Ce sera alors l'initialisation d'un nouveau cycle de production de traces et de métadonnées associées, cycle dont nous ne savons pour l'instant pas grand chose, sauf que la documentation de notre fonctionnement biologique impactera de manière profondément disruptive l'ensemble de la perception de notre fonctionnement social et ses documentations afférentes. En termes plus simples : connaître la réponse à la question "quand vais-je mourir ?" va changer les usages derrière la question "qu'est-ce que je vais faire aujourd'hui ?"

L'ensemble des fondements technologiques et sociétaux du 20ème siècle ont reposé sur l'interrogation et le développement d'une "calculabilité" du monde. Qu'elle soit sociologique, criminelle, algorithmique ou biologique, la prédictibilité sera la question centrale du 21ème siècle.

Voila.

Science f-r-iction.

Science-fiction ? Certes. Je suis d'ailleurs en train de lire avec gourmandise le dernier opus de Pierre Bordage "Chroniques des ombres" dans lequel des enquêteurs nommés "fouineurs" sont équipés de puces directement implantées dans leur cortex et leur permettant d'être reliés en temps réel à l'ensemble des bases de données existantes dans "la cité", disposant ainsi d'une certaine manière de deux cerveaux : un "informatique" et un "biologique", ce dernier se retrouvant "dopé" par les possibilité d'inférences offertes par la mine d'informations structurées disponibles dans le premier. Science-fiction donc. Mais quand je ne lis pas de la SF, je lis des articles scientifiques. Par exemple celui-ci : "Low power solutions for CHronic Brain-Machine Interfaces". Un article qu'a également lu Ray Kurtzweil et dont il tire des enseignements dont on comprend qu'ils pourraient sans peine aller bien au-delà de l'imaginaire de Pierre Bordage, tout en en soulignant les limites avant que de pouvoir développer réellement ces interfaces.

Aujourd'hui une foule de services (dont Eterni.me) nous proposent de générer, après notre mort, un avatar numérique, "a computer version of you", avec lequel nous pourrons converser, interagir, en se fondant sur le seul paradigme de la collecte de nos données de publication. Mais dès demain, lorsque le paradigme changera, lorsque le paradigme sera celui de nos données biologiques, que restera-t-il à dire à la futurologie ou à la science-fiction ?

Aujourd'hui, quelques semaines à peine après la sortie du remarquable film "Her" de Spike Jonze (un peu de personal branling ici), est disponible une application baptisée "Couple", "une application d'intelligence artificielle (sic) qui grandit avec vous, qui vous comprend et qui partage votre vie."

Je répète.

L'ensemble des fondements technologiques et sociétaux du 20ème siècle ont reposé sur l'interrogation et le développement d'une "calculabilité" du monde.

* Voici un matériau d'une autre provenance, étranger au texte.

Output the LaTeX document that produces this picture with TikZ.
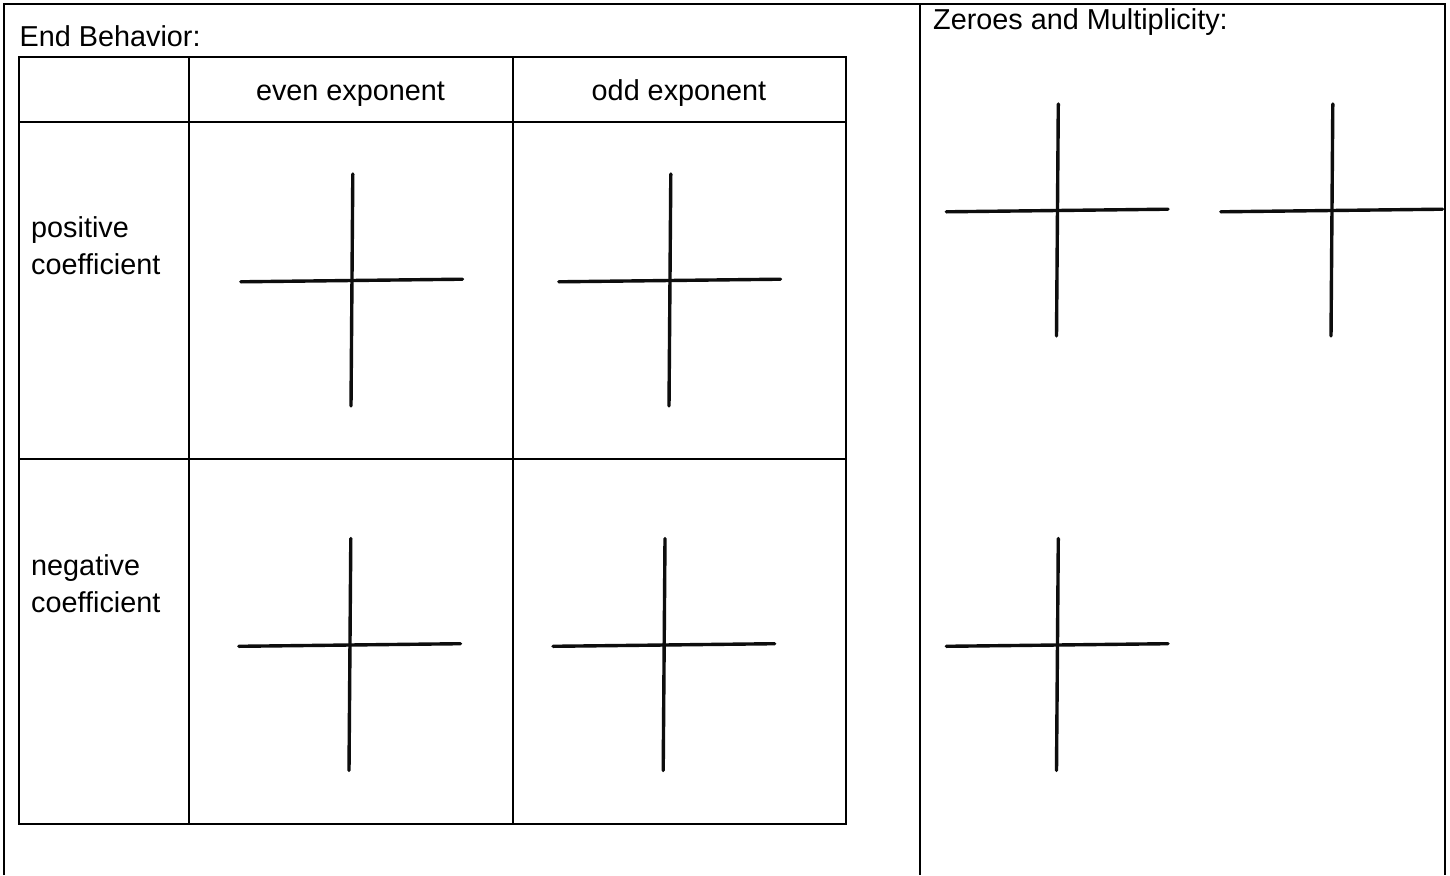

Qu'elle soit sociologique, criminelle, algorithmique ou biologique, la prédictibilité sera la question centrale du 21ème siècle.

Et j'ajoute.

Le 22ème siècle approche. Lui aussi connaîtra sa question. Ce sera celle de la réplicabilité. Le 21ème siècle aura répondu à la question de la prédictibilité par la réplicabilité algorithmique. Et il aura également vu s'amorcer la réplicabilité de certaines fonctions humaines, de certains organes biologiques**. Il ne s'agira désormais plus que de l'étendre, et de s'interroger sur les limites de cette étendue.

 

**un exemple parmi tant d'autres mais particulièrement bluffant

La réplicabilité comme synthèse des capacités calculatoires et prédictives des algorithmes. Mais nous en reparlerons plus tard. Ou j'enverrai mon avatar écrire ce billet aux alentours de 2087.